I then installed the service wrapper on all nodes, and added these lines at
the top of the elasticsearch.conf:

set.default.ES_HOME=/opt/elasticsearch-0.19.9
set.default.ES_HEAP_SIZE=2048
set.default.ES_MIN_MEM=4096
set.default.ES_MAX_MEM=4096

Rerun my indexing and it took exactly 15mins again!!!

What am doing wrong? What is my bottleneck here?

Thanks a lot,
Mohamed.

--


(David Pilato) #2

Hey Mohammed,

Where are you loosing time? Is it when you get and build your docs or when you
send it?
How do you send it to ES? Are you using a bulk? Which size?

How does your documents look like?

It's best if you can provide more details about what you are doing. A curl
recreation is perfect.

David.

Le 8 octobre 2012 à 21:00, Mohamed Lrhazi ml623@georgetown.edu a écrit :

I indexed 20K documents using a 5 node ES setup, (RHEL 6.x) with everything in
its default values. It took 15mins.

I then doubled the vCPUs on the VMs, from 4 to 8, and RAM from 4 to 8 GB.
Rerun the indexing which took 16mins!

I then installed the service wrapper on all nodes, and added these lines at
the top of the elasticsearch.conf:

set.default.ES_HOME=/opt/elasticsearch-0.19.9
set.default.ES_HEAP_SIZE=2048
set.default.ES_MIN_MEM=4096
set.default.ES_MAX_MEM=4096

Rerun my indexing and it took exactly 15mins again!!!
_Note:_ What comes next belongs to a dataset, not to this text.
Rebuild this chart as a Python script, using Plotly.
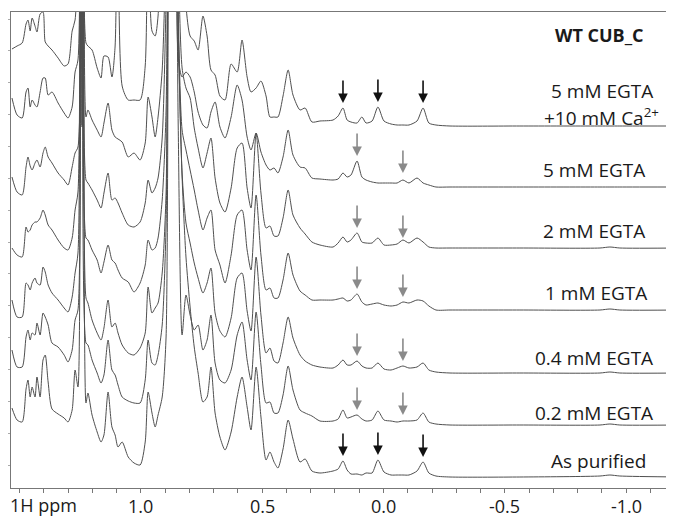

What am doing wrong? What is my bottleneck here?

Thanks a lot,
Mohamed.

--

--
David Pilato
http://www.scrutmydocs.org/
http://dev.david.pilato.fr/
Twitter : @dadoonet / @elasticsearchfr / @scrutmydocs

--


(Mohamed Lrhazi) #3

am using pyes... My script walks a dir tree looking for xml docs, for each
file found:

  • parses it using a python lib (lxml.objectify)
  • index it a json dump fo the object.

I did run my script commenting out the indexing step... which means just
walk the tree and parse the docs... it took 22 seconds!

I also notice, breaking my script after 1000 docs, that using 1, 2, 3, 4 or
5 nodes, does not change the total time much!!
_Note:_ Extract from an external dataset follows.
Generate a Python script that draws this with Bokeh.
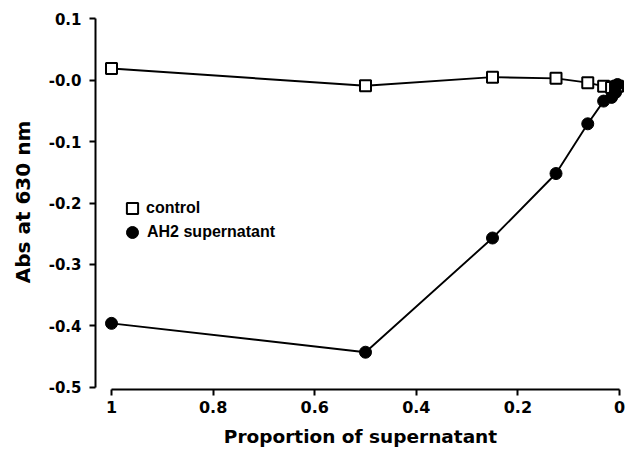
from bokeh.plotting import figure
from bokeh.models import Range1d, FixedTicker, Legend, LegendItem
from bokeh.embed import file_html
from bokeh.resources import INLINE

# ---- data ----
proportion = [1, 0.5, 0.25, 0.125, 0.0625, 0.03125, 0.015625, 0.0078125, 0.00390625]
control = [0.019, -0.009, 0.005, 0.003, -0.004, -0.010, -0.012, -0.011, -0.010]
ah2_supernatant = [-0.396, -0.443, -0.257, -0.152, -0.071, -0.034, -0.028, -0.020, -0.007]

x_ticks = [1, 0.8, 0.6, 0.4, 0.2, 0]
x_tick_labels = ["1", "0.8", "0.6", "0.4", "0.2", "0"]
y_ticks = [0.1, 0.0, -0.1, -0.2, -0.3, -0.4, -0.5]
y_tick_labels = ["0.1", "-0.0", "-0.1", "-0.2", "-0.3", "-0.4", "-0.5"]

series_names = ["control", "AH2 supernatant"]
x_title = "Proportion of supernatant"
y_title = "Abs at 630 nm"

p = figure(width=625, height=465, output_backend="svg", toolbar_location=None,
           x_range=Range1d(1.0315, -0.0118), y_range=Range1d(-0.5037, 0.107),
           min_border_left=95, min_border_right=0, min_border_top=14, min_border_bottom=76)
p.outline_line_color = None
p.xgrid.visible = False
p.ygrid.visible = False
p.background_fill_color = "white"
p.border_fill_color = "white"

for ax in (p.xaxis, p.yaxis):
    ax.axis_line_width = 2
    ax.axis_line_color = "black"
    ax.major_tick_line_width = 2
    ax.major_tick_line_color = "black"
    ax.major_tick_out = 6
    ax.major_tick_in = 0
    ax.minor_tick_line_color = None
    ax.major_label_text_font = "DejaVu Sans"
    ax.major_label_text_font_style = "bold"
    ax.major_label_text_color = "black"
    ax.axis_label_text_font = "DejaVu Sans"
    ax.axis_label_text_font_style = "bold"
    ax.axis_label_text_color = "black"

p.xaxis.ticker = FixedTicker(ticks=x_ticks)
p.xaxis.major_label_overrides = {float(t): l for t, l in zip(x_ticks, x_tick_labels)}
p.xaxis.bounds = (0, 1)
p.xaxis.major_label_text_font_size = "16px"
p.xaxis.major_label_standoff = 5
p.xaxis.axis_label = x_title
p.xaxis.axis_label_text_font_size = "18.5px"
p.xaxis.axis_label_standoff = 10

p.yaxis.ticker = FixedTicker(ticks=y_ticks)
p.yaxis.major_label_overrides = {float(t): l for t, l in zip(y_ticks, y_tick_labels)}
p.yaxis.bounds = (-0.5, 0.1)
p.yaxis.major_label_text_font_size = "15px"
p.yaxis.major_label_standoff = 8
p.yaxis.axis_label = y_title
p.yaxis.axis_label_text_font_size = "20px"
p.yaxis.axis_label_standoff = 11

# control series
p.line(proportion, control, line_color="black", line_width=1.9)
sq = p.scatter(proportion, control, marker="square", size=11, fill_color="white",
               line_color="black", line_width=2)

# AH2 supernatant series
p.line(proportion, ah2_supernatant, line_color="black", line_width=1.9)
ci = p.scatter(proportion, ah2_supernatant, marker="circle", size=12, fill_color="black",
               line_color="black", line_width=1)

legend_style = dict(orientation="vertical", padding=0, margin=0, spacing=0,
                    label_standoff=0, label_text_font="Liberation Sans",
                    label_text_font_style="bold", label_text_font_size="16px",
                    label_text_color="black", border_line_color=None,
                    background_fill_alpha=0)
legend_control = Legend(items=[LegendItem(label=series_names[0], renderers=[sq])],
                        location=(23, 167), glyph_width=28, glyph_height=28, **legend_style)
legend_ah2 = Legend(items=[LegendItem(label=series_names[1], renderers=[ci])],
                    location=(22, 142), glyph_width=30, glyph_height=30, **legend_style)
p.add_layout(legend_control, "center")
p.add_layout(legend_ah2, "center")

open("out.html", "w").write(file_html(p, INLINE))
My documents have half a dozen attributes, one of which is a decent size
HTML document.

I am using the default 5 shards and 1 replica.

am very very confused.

Thanks,
Mohamed.

On Monday, October 8, 2012 3:23:15 PM UTC-4, David Pilato wrote:

Hey Mohammed,

Where are you loosing time? Is it when you get and build your docs or
when you send it?
How do you send it to ES? Are you using a bulk? Which size?

How does your documents look like?

It's best if you can provide more details about what you are doing. A
curl recreation is perfect.

David.

Le 8 octobre 2012 à 21:00, Mohamed Lrhazi <ml...@georgetown.edu<javascript:>>
a écrit :

I indexed 20K documents using a 5 node ES setup, (RHEL 6.x)
with everything in its default values. It took 15mins.

I then doubled the vCPUs on the VMs, from 4 to 8, and RAM from 4 to 8 GB.
Rerun the indexing which took 16mins!

I then installed the service wrapper on all nodes, and added these lines
at the top of the elasticsearch.conf:

set.default.ES_HOME=/opt/elasticsearch-0.19.9
set.default.ES_HEAP_SIZE=2048
set.default.ES_MIN_MEM=4096
set.default.ES_MAX_MEM=4096

Rerun my indexing and it took exactly 15mins again!!!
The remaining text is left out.